Information supplied
++++++++++

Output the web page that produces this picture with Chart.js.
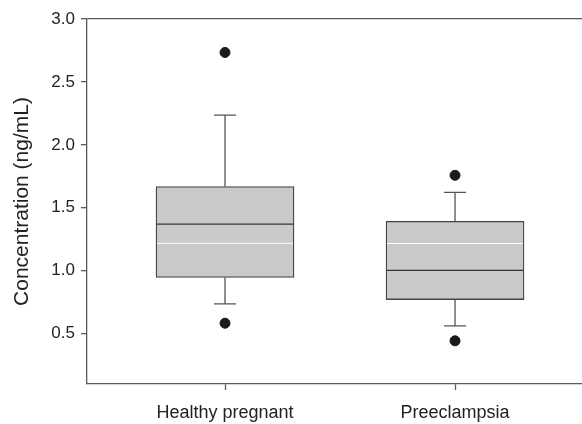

++++++++++

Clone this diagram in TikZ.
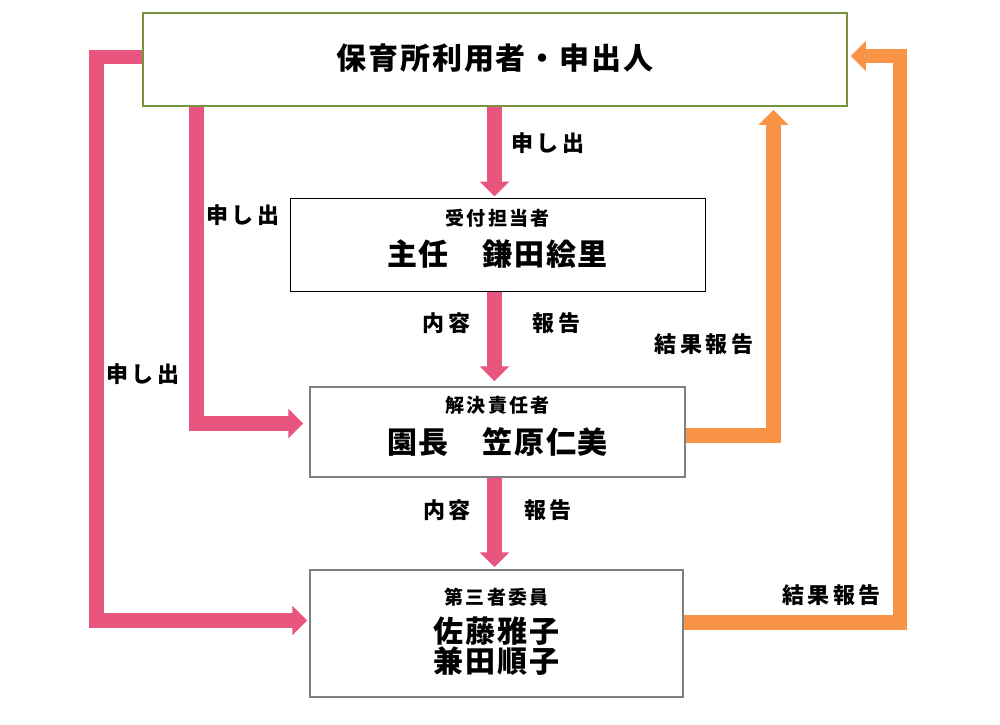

++++++++++

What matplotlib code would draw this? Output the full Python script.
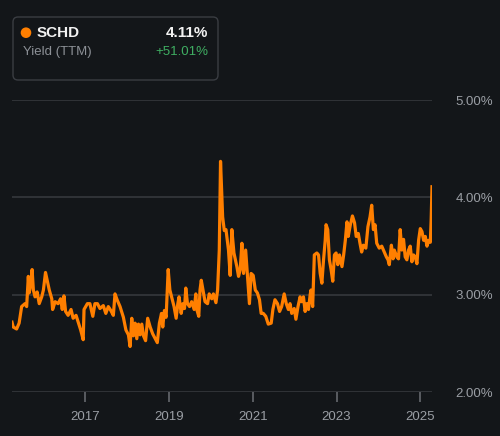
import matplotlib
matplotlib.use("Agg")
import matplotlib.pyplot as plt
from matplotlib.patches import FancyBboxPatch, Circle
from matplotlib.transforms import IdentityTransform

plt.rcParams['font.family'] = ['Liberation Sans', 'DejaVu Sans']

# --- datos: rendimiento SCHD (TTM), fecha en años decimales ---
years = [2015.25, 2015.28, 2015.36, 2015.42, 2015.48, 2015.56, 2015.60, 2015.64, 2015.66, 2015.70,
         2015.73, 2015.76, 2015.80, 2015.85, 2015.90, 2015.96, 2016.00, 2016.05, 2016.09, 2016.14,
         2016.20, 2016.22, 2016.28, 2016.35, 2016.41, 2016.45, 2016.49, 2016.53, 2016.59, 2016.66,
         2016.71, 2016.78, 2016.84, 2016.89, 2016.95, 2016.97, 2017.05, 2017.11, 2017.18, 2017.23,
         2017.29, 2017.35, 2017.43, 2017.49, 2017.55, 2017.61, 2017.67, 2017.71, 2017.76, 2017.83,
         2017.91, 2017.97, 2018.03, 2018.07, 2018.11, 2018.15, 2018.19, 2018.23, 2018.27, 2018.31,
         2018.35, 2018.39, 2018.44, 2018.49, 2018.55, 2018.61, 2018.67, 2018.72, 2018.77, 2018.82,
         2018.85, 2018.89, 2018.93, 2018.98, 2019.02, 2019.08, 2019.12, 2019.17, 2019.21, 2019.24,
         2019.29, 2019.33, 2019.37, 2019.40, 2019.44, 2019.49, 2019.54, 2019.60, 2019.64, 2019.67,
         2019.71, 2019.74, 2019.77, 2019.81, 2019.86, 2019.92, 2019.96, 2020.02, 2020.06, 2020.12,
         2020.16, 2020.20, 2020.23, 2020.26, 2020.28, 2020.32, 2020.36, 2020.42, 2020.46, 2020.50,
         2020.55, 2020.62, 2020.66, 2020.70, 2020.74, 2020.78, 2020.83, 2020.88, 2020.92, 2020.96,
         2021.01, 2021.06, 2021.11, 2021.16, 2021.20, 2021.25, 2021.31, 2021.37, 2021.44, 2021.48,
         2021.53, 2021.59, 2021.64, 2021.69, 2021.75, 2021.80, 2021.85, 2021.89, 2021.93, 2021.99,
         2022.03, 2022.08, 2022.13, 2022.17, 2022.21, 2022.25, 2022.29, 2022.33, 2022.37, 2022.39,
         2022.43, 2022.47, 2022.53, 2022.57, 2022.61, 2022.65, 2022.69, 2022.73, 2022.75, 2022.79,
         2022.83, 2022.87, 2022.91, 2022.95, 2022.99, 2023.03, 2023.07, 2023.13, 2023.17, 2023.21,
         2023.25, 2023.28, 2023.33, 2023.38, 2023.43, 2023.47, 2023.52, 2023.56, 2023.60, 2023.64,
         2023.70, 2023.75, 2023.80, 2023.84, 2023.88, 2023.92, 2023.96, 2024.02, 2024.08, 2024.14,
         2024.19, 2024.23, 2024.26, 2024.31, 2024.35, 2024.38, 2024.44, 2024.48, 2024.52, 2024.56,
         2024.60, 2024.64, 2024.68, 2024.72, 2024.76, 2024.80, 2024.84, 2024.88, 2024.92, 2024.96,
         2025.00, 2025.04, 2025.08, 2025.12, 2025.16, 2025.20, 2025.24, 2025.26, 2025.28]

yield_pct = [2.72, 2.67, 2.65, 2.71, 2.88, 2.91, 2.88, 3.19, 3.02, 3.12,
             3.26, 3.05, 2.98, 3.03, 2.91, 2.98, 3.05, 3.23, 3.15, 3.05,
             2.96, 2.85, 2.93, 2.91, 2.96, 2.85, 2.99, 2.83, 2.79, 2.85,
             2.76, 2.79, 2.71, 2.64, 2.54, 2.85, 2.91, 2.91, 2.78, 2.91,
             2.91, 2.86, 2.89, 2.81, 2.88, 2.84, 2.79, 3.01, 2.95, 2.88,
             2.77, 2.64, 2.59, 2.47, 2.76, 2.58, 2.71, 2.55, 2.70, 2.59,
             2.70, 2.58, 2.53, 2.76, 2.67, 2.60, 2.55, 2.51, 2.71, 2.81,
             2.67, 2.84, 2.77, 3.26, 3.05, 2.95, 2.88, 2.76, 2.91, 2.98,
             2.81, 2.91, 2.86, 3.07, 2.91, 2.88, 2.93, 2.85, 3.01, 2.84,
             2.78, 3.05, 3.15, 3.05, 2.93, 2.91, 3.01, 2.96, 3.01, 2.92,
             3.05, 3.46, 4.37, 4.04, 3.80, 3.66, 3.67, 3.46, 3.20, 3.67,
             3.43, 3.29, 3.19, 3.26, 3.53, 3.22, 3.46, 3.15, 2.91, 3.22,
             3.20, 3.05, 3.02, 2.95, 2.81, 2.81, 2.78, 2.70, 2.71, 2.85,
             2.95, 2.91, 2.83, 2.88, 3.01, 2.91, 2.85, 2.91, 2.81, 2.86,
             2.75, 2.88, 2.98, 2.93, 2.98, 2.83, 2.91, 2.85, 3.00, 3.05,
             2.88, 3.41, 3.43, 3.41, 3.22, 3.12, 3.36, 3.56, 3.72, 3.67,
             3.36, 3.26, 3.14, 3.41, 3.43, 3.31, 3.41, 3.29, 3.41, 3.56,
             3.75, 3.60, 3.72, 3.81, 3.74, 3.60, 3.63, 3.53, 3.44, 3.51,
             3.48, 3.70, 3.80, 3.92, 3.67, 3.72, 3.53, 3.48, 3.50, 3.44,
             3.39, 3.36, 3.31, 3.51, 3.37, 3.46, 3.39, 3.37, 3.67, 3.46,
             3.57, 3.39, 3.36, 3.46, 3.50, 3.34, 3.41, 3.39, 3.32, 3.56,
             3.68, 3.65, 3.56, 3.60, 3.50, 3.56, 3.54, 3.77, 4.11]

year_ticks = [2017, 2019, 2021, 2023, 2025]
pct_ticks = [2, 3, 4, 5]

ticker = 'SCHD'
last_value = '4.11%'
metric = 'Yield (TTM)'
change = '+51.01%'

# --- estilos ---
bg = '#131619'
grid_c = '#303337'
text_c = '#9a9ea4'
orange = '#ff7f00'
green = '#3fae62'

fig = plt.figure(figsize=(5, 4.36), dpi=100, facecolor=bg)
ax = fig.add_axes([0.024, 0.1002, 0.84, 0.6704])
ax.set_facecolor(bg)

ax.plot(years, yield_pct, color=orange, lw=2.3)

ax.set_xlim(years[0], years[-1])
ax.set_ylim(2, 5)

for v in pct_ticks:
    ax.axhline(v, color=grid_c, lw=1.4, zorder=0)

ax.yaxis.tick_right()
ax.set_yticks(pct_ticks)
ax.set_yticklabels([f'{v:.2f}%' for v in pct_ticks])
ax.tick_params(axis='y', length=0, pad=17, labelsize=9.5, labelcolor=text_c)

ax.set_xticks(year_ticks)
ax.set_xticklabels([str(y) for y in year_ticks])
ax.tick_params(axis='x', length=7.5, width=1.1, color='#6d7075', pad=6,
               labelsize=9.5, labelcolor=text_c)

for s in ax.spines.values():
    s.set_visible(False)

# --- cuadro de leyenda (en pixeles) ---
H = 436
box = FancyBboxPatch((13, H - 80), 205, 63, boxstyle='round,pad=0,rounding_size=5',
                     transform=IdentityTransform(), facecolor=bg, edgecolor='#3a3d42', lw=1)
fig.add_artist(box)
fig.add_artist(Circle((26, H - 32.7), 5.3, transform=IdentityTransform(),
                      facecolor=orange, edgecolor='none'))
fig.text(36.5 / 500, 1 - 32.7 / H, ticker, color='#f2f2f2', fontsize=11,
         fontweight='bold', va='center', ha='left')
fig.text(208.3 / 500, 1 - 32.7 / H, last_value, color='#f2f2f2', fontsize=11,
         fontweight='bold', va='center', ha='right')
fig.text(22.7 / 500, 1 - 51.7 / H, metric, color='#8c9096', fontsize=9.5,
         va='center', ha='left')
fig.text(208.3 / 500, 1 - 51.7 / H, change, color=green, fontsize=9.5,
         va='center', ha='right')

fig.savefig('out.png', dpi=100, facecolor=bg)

++++++++++

Task instructions
From the listing above, return each line with the word "this".

Answer to the task
Output the web page that produces this picture with Chart.js.
Clone this diagram in TikZ.
What matplotlib code would draw this? Output the full Python script.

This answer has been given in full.